Hope you will do content on Spengler, his prophecies seem to be pretty spot on so far. Which is frightening.
I do not know the other text. I read Dugins Text and I agree in general. I think that split is real. Trump turns america not isolationist but more egoist. The EU goes crazy and desparate in their "look at us, we are still relevant" phase and israel in a certain sense becomes a more and more aggressive (not only in the sense of violence which israel also does, but also in the field of asserting ones will) pole which basically says "we are willing and capable to supplant and succeed dying parts of the western alliance". Especially the EU which seems to by dying anyway, and which turns more and more into a laughing stock. And maybe, Israel even prepares for cases like a new US civil war and a split up of the US. Israel were always geopolitical egoists who basically lived a dual identity of "we are part of the west and defend the west against barbarism" on the one hand, and "we are a totally unique civilisation unlike the other parts of the west and we have a right to assert and defend our own civilisational values".
I think this also drives a certain conflict between the EU (and Soros Networks) on the one hand and Israel on the other. Many parts of the EU think israel needs to be educated into following western standards and scolded if they break these standards. Israel on this other hand hates these lectures from EU personell. I also think Israel thinks of the EU basically as an extension of germany and for obvious historical reasons, they do not want to be morally lectured by a geopolitical alliance dominated by germany. And this is VERY understandable.
The other thing is, I have the impression that many political zionists consider thhemselves to be a kind of moral vanguard of the west and that they feel that europe basically got to a higher level of civilisation due to jewish influence and christianity. I think the overemphasis of the term "Judeo Christian Values" is also a bit of flattery towards them, despite historic inaccuracies. (For example, Europe has a history of mistreating the jews. This fact contradicts the idea that the jews were leading in determining europes moral values.)

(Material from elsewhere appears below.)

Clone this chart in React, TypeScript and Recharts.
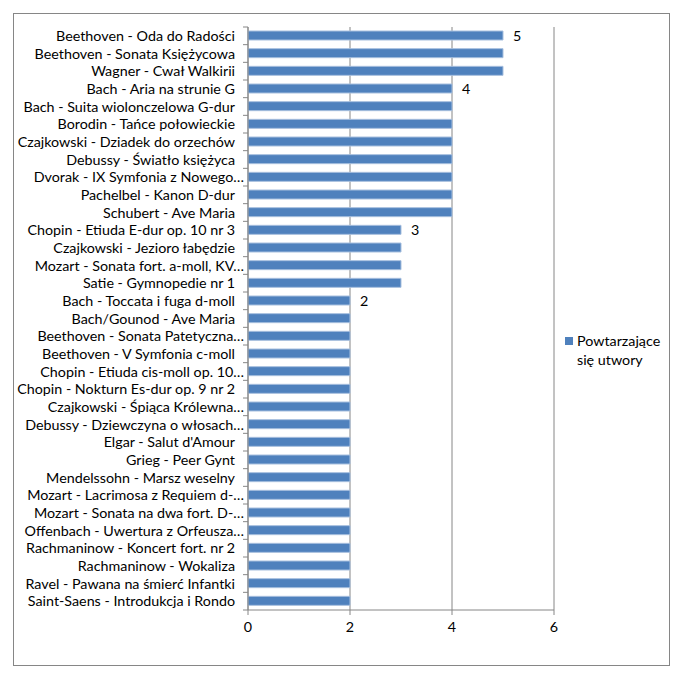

I think because of that, there were always tensions between Israel and Europe. But I think 2008, the Ukraine tensions and the refugee crisis of europe basically accelerated the break between Israel and the EU.

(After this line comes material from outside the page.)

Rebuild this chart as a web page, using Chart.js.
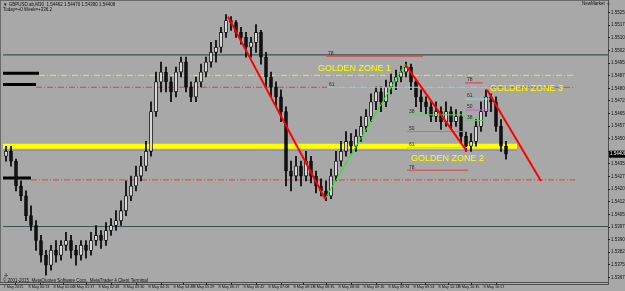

On topic of the US and the EU: I think the EU might have had the potential to become a competitor to the US in the end of the 90s but they made tons of mistakes (like for example not enough alignment with russia. Maybe the stopping of the german Transrapid Rail Project (a maglev train with a few similarities to Elon Musks Hyperloop which was pushed by germany around the time of the world fair 2000 and then abandoned due to pressure by the green party) might have been another failure of EU geopolitics. ) And already since George Bush jr. , the US prepared to drive a wedge between EU member states and basically split the visegrad group from western europe, because Visegrad is far more supportive of the US than western europe.

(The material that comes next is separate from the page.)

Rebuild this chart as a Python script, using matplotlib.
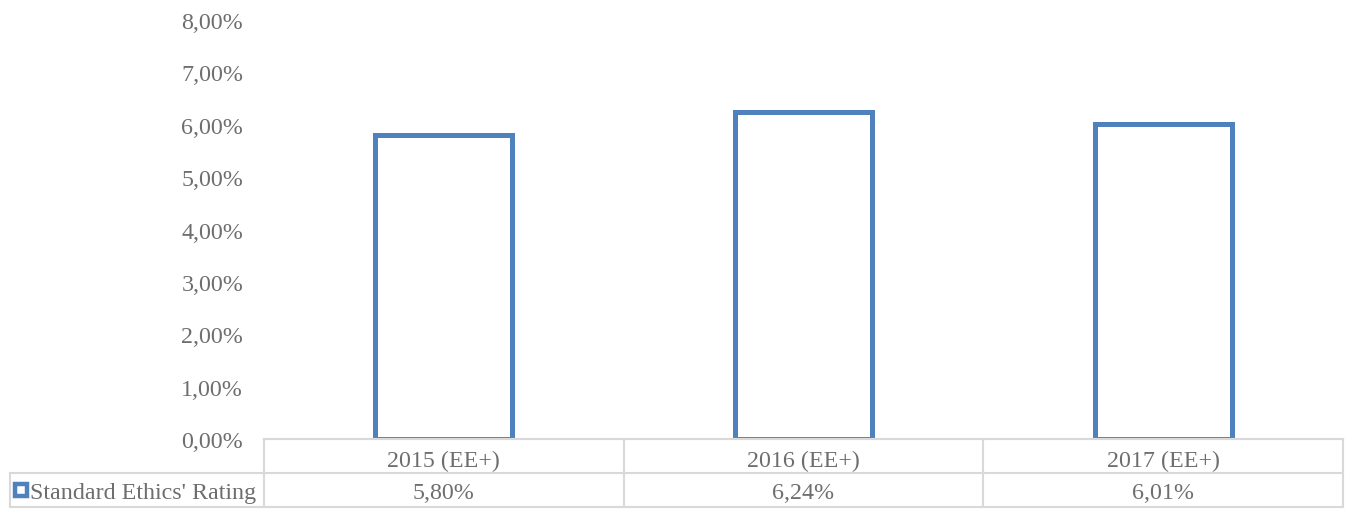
import matplotlib
matplotlib.use("Agg")
import matplotlib.pyplot as plt
from matplotlib.patches import Rectangle

categories = ["2015 (EE+)", "2016 (EE+)", "2017 (EE+)"]
values = [5.80, 6.24, 6.01]
series_name = "Standard Ethics' Rating"
yticks = [0, 1, 2, 3, 4, 5, 6, 7, 8]

BLUE = "#4F81BD"
GRID = "#D9D9D9"
TXT = "#6E6E6E"
FS = 17.3

plt.rcParams["font.family"] = ["Liberation Serif", "DejaVu Serif"]

W, H = 1348, 510
fig = plt.figure(figsize=(W / 100, H / 100), dpi=100)

# plot area (pixels)
px0, px1, py_top, py_bot = 264, 1343, 21, 440
ax = fig.add_axes([px0 / W, 1 - py_bot / H, (px1 - px0) / W, (py_bot - py_top) / H])
n = len(categories)
ax.bar(range(n), values, width=0.38, facecolor="white", edgecolor=BLUE, linewidth=3.6)
ax.set_xlim(-0.5, n - 0.5)
ax.set_ylim(0, 8)
ax.set_yticks(yticks)
ax.set_yticklabels([f"{v:.2f}%".replace(".", ",") for v in yticks], fontsize=FS, color=TXT)
ax.tick_params(axis="y", length=0, pad=15)
ax.set_xticks([])
for s in ["top", "right", "left"]:
    ax.spines[s].set_visible(False)
ax.spines["bottom"].set_color(GRID)
ax.spines["bottom"].set_linewidth(1.5)

# data table below the plot (pixel coordinates)
tx0, ty_mid, ty_bot = 10, 474, 508
tax = fig.add_axes([tx0 / W, 1 - ty_bot / H, (px1 - tx0) / W, (ty_bot - py_bot) / H])
tax.set_xlim(tx0, px1)
tax.set_ylim(ty_bot, py_bot)
tax.axis("off")
colw = (px1 - px0) / n
lw = 1.5
tax.plot([px0, px1], [py_bot, py_bot], color=GRID, lw=lw, clip_on=False)
tax.plot([tx0, px1], [ty_mid, ty_mid], color=GRID, lw=lw, clip_on=False)
tax.plot([tx0, px1], [ty_bot, ty_bot], color=GRID, lw=lw, clip_on=False)
tax.plot([tx0, tx0], [ty_mid, ty_bot], color=GRID, lw=lw, clip_on=False)
for i in range(n + 1):
    x = px0 + i * colw
    tax.plot([x, x], [py_bot, ty_bot], color=GRID, lw=lw, clip_on=False)
row1_y = (py_bot + ty_mid) / 2 + 4
row2_y = (ty_mid + ty_bot) / 2 + 3
for i, (c, v) in enumerate(zip(categories, values)):
    xc = px0 + (i + 0.5) * colw
    tax.text(xc, row1_y, c, ha="center", va="center", fontsize=FS, color=TXT)
    tax.text(xc, row2_y, f"{v:.2f}%".replace(".", ","), ha="center",
             va="center", fontsize=FS, color=TXT)
tax.add_patch(Rectangle((15, 484.5), 11.5, 12, facecolor="white", edgecolor=BLUE, lw=3.2, clip_on=False))
tax.text(30, row2_y, series_name, ha="left", va="center", fontsize=FS, color=TXT)

fig.savefig("out.png", dpi=100)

Gerhard Schroeder used the opposition towards the war in Iraq to switch to an eurasia strategy (the leaked Stratfor dossiers at the beginning of the 2010s stated that the US definitely feared that) but the US and Obama basically used Merkel to force a slow realignment. And Obama was basically used as a kind of Media campaign to spread Pro American sentiment again, but the EU is very soros aligned (the media as well) and they pushed the narrative of Trump being "the great Satan".) This basically accelerated the breach between both poles again. But now under woke ideas. And after Brexit and multiple repeated almost successes of Le Pens Ressembelemt National, the EU has a huge legitimacy crisis which makes them act more and more crisis. (I think this legitimacy crisis is also one reason for the Ukraine support. As the Ukrainian elites are by far the most pro EU elites in the whole block.)